►
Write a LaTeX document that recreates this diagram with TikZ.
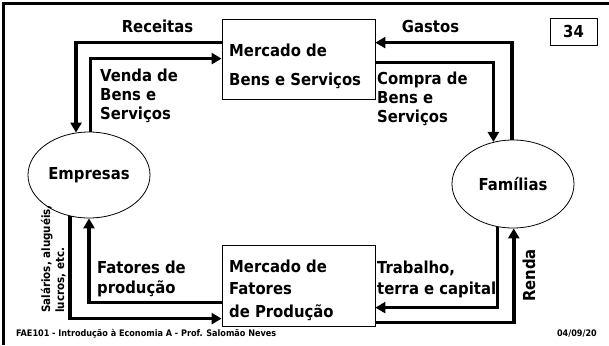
\documentclass[tikz,border=0pt]{standalone}
\usepackage{fontspec}
\setmainfont{DejaVu Sans}
\newfontfamily\lab{DejaVu Sans Condensed}
\usetikzlibrary{arrows.meta,shapes.geometric,calc}
\begin{document}
\begin{tikzpicture}[x=1pt,y=1pt,
  flow/.style={line width=3.5pt,-{Triangle[length=10pt,width=11pt]}},
  market/.style={draw,line width=0.8pt,minimum width=153pt,inner sep=0pt},
  agent/.style={draw,ellipse,line width=0.8pt,inner sep=0pt},
  txt/.style={font=\lab\bfseries\fontsize{16.5}{19}\selectfont,inner sep=0pt,align=left},
  small/.style={font=\lab\bfseries\fontsize{11.5}{14}\selectfont,inner sep=0pt,align=left}]
\useasboundingbox (0,0) rectangle (609,-345);
\fill[white] (0,0) rectangle (609,-345);
% frame
\draw[line width=3pt] (3.5,-345) -- (3.5,-3.5) -- (609,-3.5);
% nodes
\node[market,minimum height=80pt] (bens) at (298.5,-59) {};
\node[market,minimum height=81pt] (fat) at (298.5,-285.5) {};
\node[agent,minimum width=122pt,minimum height=86pt] (emp) at (89,-175) {};
\node[agent,minimum width=122pt,minimum height=88pt] (fam) at (513,-184) {};
\node[txt,anchor=center] (empt) at (emp.center) {Empresas};
\node[txt,anchor=center] (famt) at (fam.center) {Famílias};
\node[txt,anchor=base west,font=\lab\bfseries\fontsize{16.5}{29}\selectfont] (benst) at (229,-85) {Mercado de\\Bens e Serviços};
\node[txt,anchor=base west,font=\lab\bfseries\fontsize{16.5}{22.5}\selectfont] (fatt) at (229,-317) {Mercado de\\Fatores\\de Produção};
\node[draw,line width=0.8pt,minimum width=47pt,minimum height=27pt,font=\lab\bfseries\fontsize{16.5}{19}\selectfont] (pg) at (573.5,-31.5) {34};
% labels
\node[txt,anchor=base] (rec) at (157.5,-33) {Receitas};
\node[txt,anchor=base] (gas) at (430.5,-33) {Gastos};
\node[txt,anchor=base west] (ven) at (100,-119) {Venda de\\Bens e\\Serviços};
\node[txt,anchor=base west] (com) at (377,-122) {Compra de\\Bens e\\Serviços};
\node[txt,anchor=base west,font=\lab\bfseries\fontsize{16.5}{20}\selectfont] (fpr) at (97,-293) {Fatores de\\produção};
\node[txt,anchor=base west,font=\lab\bfseries\fontsize{16.5}{21}\selectfont] (tra) at (377,-294) {Trabalho,\\terra e capital};
\node[txt,rotate=90,anchor=base west] (ren) at (535,-302) {Renda};
\node[small,rotate=90,anchor=base west] (sal) at (64,-313) {Salários, aluguéis,\\lucros, etc.};
\node[font=\lab\bfseries\fontsize{9}{10}\selectfont,inner sep=0pt,anchor=base west] (foot) at (16,-336) {FAE101 - Introdução à Economia A - Prof. Salomão Neves};
\node[font=\lab\bfseries\fontsize{9}{10}\selectfont,inner sep=0pt,anchor=base east] (date) at (597,-336) {04/09/20};
% connectors
\draw[flow] ($(bens.north west)+(0,-24)$) -| (emp.107.2);
\draw[flow] (emp.88.7) |- ($(bens.north west)+(0,-40)$);
\draw[flow] (fam.91) |- ($(bens.north east)+(0,-24)$);
\draw[flow] ($(bens.north east)+(0,-44)$) -| (fam.115.7);
\draw[flow] ($(fat.north west)+(0,-58)$) -| (emp.south);
\draw[flow] (emp.245.1) |- ($(fat.north west)+(0,-74)$);
\draw[flow] (fam.250.6) |- ($(fat.north east)+(0,-63)$);
\draw[flow] ($(fat.north east)+(0,-78)$) -| (fam.271.3);
\end{tikzpicture}
\end{document}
◄
Leave the pictures out and output the rest of the listing exactly.

Write a LaTeX document that recreates this diagram with TikZ.
\documentclass[tikz,border=0pt]{standalone}
\usepackage{fontspec}
\setmainfont{DejaVu Sans}
\newfontfamily\lab{DejaVu Sans Condensed}
\usetikzlibrary{arrows.meta,shapes.geometric,calc}
\begin{document}
\begin{tikzpicture}[x=1pt,y=1pt,
  flow/.style={line width=3.5pt,-{Triangle[length=10pt,width=11pt]}},
  market/.style={draw,line width=0.8pt,minimum width=153pt,inner sep=0pt},
  agent/.style={draw,ellipse,line width=0.8pt,inner sep=0pt},
  txt/.style={font=\lab\bfseries\fontsize{16.5}{19}\selectfont,inner sep=0pt,align=left},
  small/.style={font=\lab\bfseries\fontsize{11.5}{14}\selectfont,inner sep=0pt,align=left}]
\useasboundingbox (0,0) rectangle (609,-345);
\fill[white] (0,0) rectangle (609,-345);
% frame
\draw[line width=3pt] (3.5,-345) -- (3.5,-3.5) -- (609,-3.5);
% nodes
\node[market,minimum height=80pt] (bens) at (298.5,-59) {};
\node[market,minimum height=81pt] (fat) at (298.5,-285.5) {};
\node[agent,minimum width=122pt,minimum height=86pt] (emp) at (89,-175) {};
\node[agent,minimum width=122pt,minimum height=88pt] (fam) at (513,-184) {};
\node[txt,anchor=center] (empt) at (emp.center) {Empresas};
\node[txt,anchor=center] (famt) at (fam.center) {Famílias};
\node[txt,anchor=base west,font=\lab\bfseries\fontsize{16.5}{29}\selectfont] (benst) at (229,-85) {Mercado de\\Bens e Serviços};
\node[txt,anchor=base west,font=\lab\bfseries\fontsize{16.5}{22.5}\selectfont] (fatt) at (229,-317) {Mercado de\\Fatores\\de Produção};
\node[draw,line width=0.8pt,minimum width=47pt,minimum height=27pt,font=\lab\bfseries\fontsize{16.5}{19}\selectfont] (pg) at (573.5,-31.5) {34};
% labels
\node[txt,anchor=base] (rec) at (157.5,-33) {Receitas};
\node[txt,anchor=base] (gas) at (430.5,-33) {Gastos};
\node[txt,anchor=base west] (ven) at (100,-119) {Venda de\\Bens e\\Serviços};
\node[txt,anchor=base west] (com) at (377,-122) {Compra de\\Bens e\\Serviços};
\node[txt,anchor=base west,font=\lab\bfseries\fontsize{16.5}{20}\selectfont] (fpr) at (97,-293) {Fatores de\\produção};
\node[txt,anchor=base west,font=\lab\bfseries\fontsize{16.5}{21}\selectfont] (tra) at (377,-294) {Trabalho,\\terra e capital};
\node[txt,rotate=90,anchor=base west] (ren) at (535,-302) {Renda};
\node[small,rotate=90,anchor=base west] (sal) at (64,-313) {Salários, aluguéis,\\lucros, etc.};
\node[font=\lab\bfseries\fontsize{9}{10}\selectfont,inner sep=0pt,anchor=base west] (foot) at (16,-336) {FAE101 - Introdução à Economia A - Prof. Salomão Neves};
\node[font=\lab\bfseries\fontsize{9}{10}\selectfont,inner sep=0pt,anchor=base east] (date) at (597,-336) {04/09/20};
% connectors
\draw[flow] ($(bens.north west)+(0,-24)$) -| (emp.107.2);
\draw[flow] (emp.88.7) |- ($(bens.north west)+(0,-40)$);
\draw[flow] (fam.91) |- ($(bens.north east)+(0,-24)$);
\draw[flow] ($(bens.north east)+(0,-44)$) -| (fam.115.7);
\draw[flow] ($(fat.north west)+(0,-58)$) -| (emp.south);
\draw[flow] (emp.245.1) |- ($(fat.north west)+(0,-74)$);
\draw[flow] (fam.250.6) |- ($(fat.north east)+(0,-63)$);
\draw[flow] ($(fat.north east)+(0,-78)$) -| (fam.271.3);
\end{tikzpicture}
\end{document}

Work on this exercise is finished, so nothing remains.